Hungary’s position is particularly instructive. While the day-ahead average corrected to 87.06 EUR/MWh, the intraday profile retained pronounced troughs and spikes. Hungary’s proximity to Core Europe moderates extreme downside but does not eliminate volatility. Instead, it redistributes it. Core imports provide a floor during midday surplus, yet evening scarcity persists due to regional tightness and ramping limitations. Thus, Hungary exhibits a compressed but still highly tradable volatility envelope.
The rise of structural optionality also reshapes asset valuation. Gas turbines, hydro plants, and interconnectors derive increasing revenue not from energy volume but from ramping capability. A hydro cascade capable of rapid output shifts can capture multiple arbitrage cycles within a single day. Transmission rights between Hungary and Serbia, or Slovenia and Croatia, carry embedded option value that grows with each additional megawatt of intermittent solar installed in the south.

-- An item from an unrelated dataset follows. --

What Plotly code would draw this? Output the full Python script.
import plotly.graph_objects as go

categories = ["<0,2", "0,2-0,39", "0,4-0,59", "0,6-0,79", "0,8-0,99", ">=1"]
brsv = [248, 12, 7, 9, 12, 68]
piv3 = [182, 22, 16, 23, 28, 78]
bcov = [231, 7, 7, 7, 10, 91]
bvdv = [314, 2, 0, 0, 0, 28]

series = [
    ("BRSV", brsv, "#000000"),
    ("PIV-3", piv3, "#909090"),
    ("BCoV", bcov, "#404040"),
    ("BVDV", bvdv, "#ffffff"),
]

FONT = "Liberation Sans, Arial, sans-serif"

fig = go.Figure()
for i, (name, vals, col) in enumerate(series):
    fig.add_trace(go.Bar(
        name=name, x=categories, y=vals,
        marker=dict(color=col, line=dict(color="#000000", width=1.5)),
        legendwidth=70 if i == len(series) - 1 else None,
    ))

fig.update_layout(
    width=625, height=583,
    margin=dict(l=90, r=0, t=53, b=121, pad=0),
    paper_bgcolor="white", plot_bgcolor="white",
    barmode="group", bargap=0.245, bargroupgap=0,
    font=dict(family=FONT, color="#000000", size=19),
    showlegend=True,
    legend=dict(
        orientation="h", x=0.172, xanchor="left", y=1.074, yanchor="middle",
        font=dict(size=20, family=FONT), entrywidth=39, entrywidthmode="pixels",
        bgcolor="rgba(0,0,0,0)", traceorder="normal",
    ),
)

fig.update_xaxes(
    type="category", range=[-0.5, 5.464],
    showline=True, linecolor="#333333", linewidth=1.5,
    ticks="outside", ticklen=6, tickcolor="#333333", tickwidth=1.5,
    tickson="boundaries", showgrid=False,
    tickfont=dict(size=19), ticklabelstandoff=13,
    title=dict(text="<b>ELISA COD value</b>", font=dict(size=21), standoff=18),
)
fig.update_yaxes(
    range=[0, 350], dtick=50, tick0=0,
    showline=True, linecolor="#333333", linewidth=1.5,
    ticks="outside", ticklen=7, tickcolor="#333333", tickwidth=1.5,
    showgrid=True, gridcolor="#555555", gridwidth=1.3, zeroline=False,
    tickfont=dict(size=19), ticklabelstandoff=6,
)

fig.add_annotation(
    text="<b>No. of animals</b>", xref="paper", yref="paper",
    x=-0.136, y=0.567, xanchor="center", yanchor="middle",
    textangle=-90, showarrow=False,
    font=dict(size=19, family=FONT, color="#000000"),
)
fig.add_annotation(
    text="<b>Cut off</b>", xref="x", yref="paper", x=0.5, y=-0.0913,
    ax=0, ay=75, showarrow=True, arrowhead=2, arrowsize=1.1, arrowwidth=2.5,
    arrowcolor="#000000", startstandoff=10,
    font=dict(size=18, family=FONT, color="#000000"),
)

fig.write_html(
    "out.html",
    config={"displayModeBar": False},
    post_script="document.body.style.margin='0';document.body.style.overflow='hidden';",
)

Carbon pricing reinforces this dynamic. As EUA prices trend upward, coal marginality diminishes further, removing a buffering layer in the merit order. Gas becomes the primary thermal marginal unit, but only during scarcity hours. This sharpens the transition between renewable dominance and gas-set pricing, intensifying hourly volatility. The removal of coal as a stabilizing marginal contributor increases the amplitude of the swing between trough and peak.
Crucially, this volatility is not purely seasonal. While winter demand accentuates evening peaks, the underlying driver is structural renewable growth. Each additional gigawatt of solar capacity in SEE markets increases midday oversupply and deepens trough prices unless matched by storage or flexible demand. Yet storage deployment lags far behind renewable expansion. This imbalance ensures that the optionality premium will persist and likely expand.

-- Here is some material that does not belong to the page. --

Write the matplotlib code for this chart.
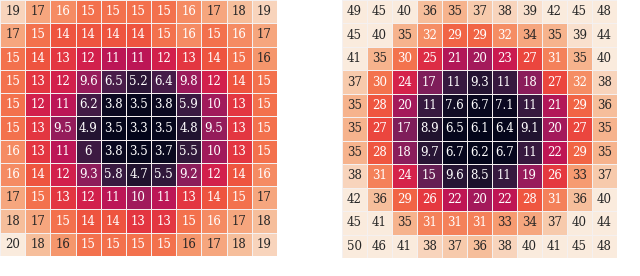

From a trading desk perspective, the implications are strategic. Risk management must transition from baseload exposure control to hourly distribution modeling. Value-at-risk calculations based solely on daily averages underestimate real volatility. Hourly price dispersion exceeding 100 EUR/MWh creates tail risk that is invisible in flat metrics. Traders must monitor not only expected spreads but the variance within those spreads.
Cross-border capacity allocation becomes increasingly central. A corridor that allows repositioning between a midday trough of 20 EUR/MWh and an evening spike of 120 EUR/MWh carries intrinsic optionality even if daily averages converge. The monetization of that optionality depends on transmission rights, congestion forecasting, and real-time execution. Markets such as Hungary-Serbia and Romania-Hungary are particularly exposed to this dynamic.
The transformation underway suggests that SEE markets are evolving toward a model more closely resembling high-renewable Western European systems, but without the same degree of storage or balancing infrastructure. This combination creates a uniquely fertile trading environment. Volatility is high, but structural patterns are predictable: trough during solar peak, spike during evening ramp. The reliability of this pattern reduces randomness while preserving opportunity.
Ultimately, the 26 February 2026 session confirmed that intraday volatility is no longer incidental noise. It is the primary driver of economic value in the region. The market is not becoming more stable with renewable growth; it is becoming more convex. For desks capable of hourly optimization, the environment is structurally advantageous. For those relying on legacy baseload assumptions, it is increasingly punitive.